NVIDIA GPUs Now Power World’s 10 Greenest Supercomputers

Written by Edward Chester

November 23, 2013 // 4:04 p.m.

The just-published Green500 list of the world’s most energy-efficient supercomputers shows that the top 10 systems are all powered by NVIDIA Tesla GPUs.

The only other architecture ever to have cleanly swept the 10 top spots on the list is IBM’s legendary BlueGene system.

Crowned the greenest supercomputer, the Tsubame-KFC system at the Tokyo Institute of Technology, hit a record 4.5 gigaflops per watt. That’s about 25 percent more efficient than the list’s number-two, Cambridge University’s Wilkes, at 3.6 gigaflops per watt. In third place was the system at Japan’s Center for Computational Sciences, at the University of Tsukuba, at 3.5 gigaflops per watt.

NVIDIA’s presence at the top of the Green500 is in the ascendant. Just six months ago, only two of the top 10 systems were accelerated by our GPUs.

At the heart of this trend is the spread of NVIDIA Tesla GPU accelerators based on our Kepler architecture. Launched last year, they are three times more energy efficient than the Fermi-based family of processors they succeeded.

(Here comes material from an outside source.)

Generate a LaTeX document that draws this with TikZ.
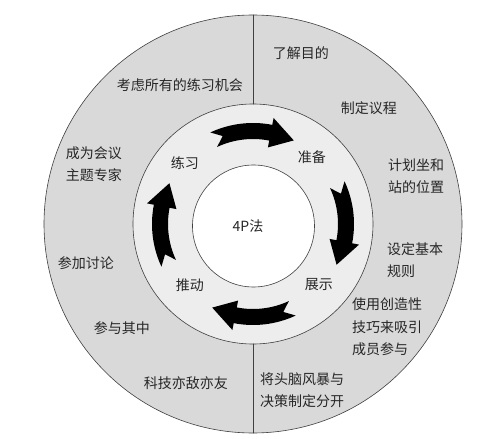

Efficiency has, obviously, become an increasingly key consideration for supercomputing systems as they’ve gotten faster. The largest supercomputers can consume megawatts of power, pushing their annual energy costs into the tens of millions of dollars.

Improving energy efficiency is central to achieving exascale computing – that is, delivering supercomputers that run 50 times faster than today’s best – at a speed of 1 exaflops, or a million trillion flops.

For that, we’ll need a tenfold increase in efficiency – with systems running at 50 gigaflops per watt, according to an SC13 talk by the University of Tennessee’s Jack Dongarra, at NVIDIA’s GPU Technology Theater today.

That may, on its face, sound challenging. But bear in mind that the new Green500 list shows that we’ve achieved a better than tenfold gain in efficiency since the November 2007 list, when the top system, at England’s Daresbury Laboratory, was running at only 0.3 gigaflops a watt.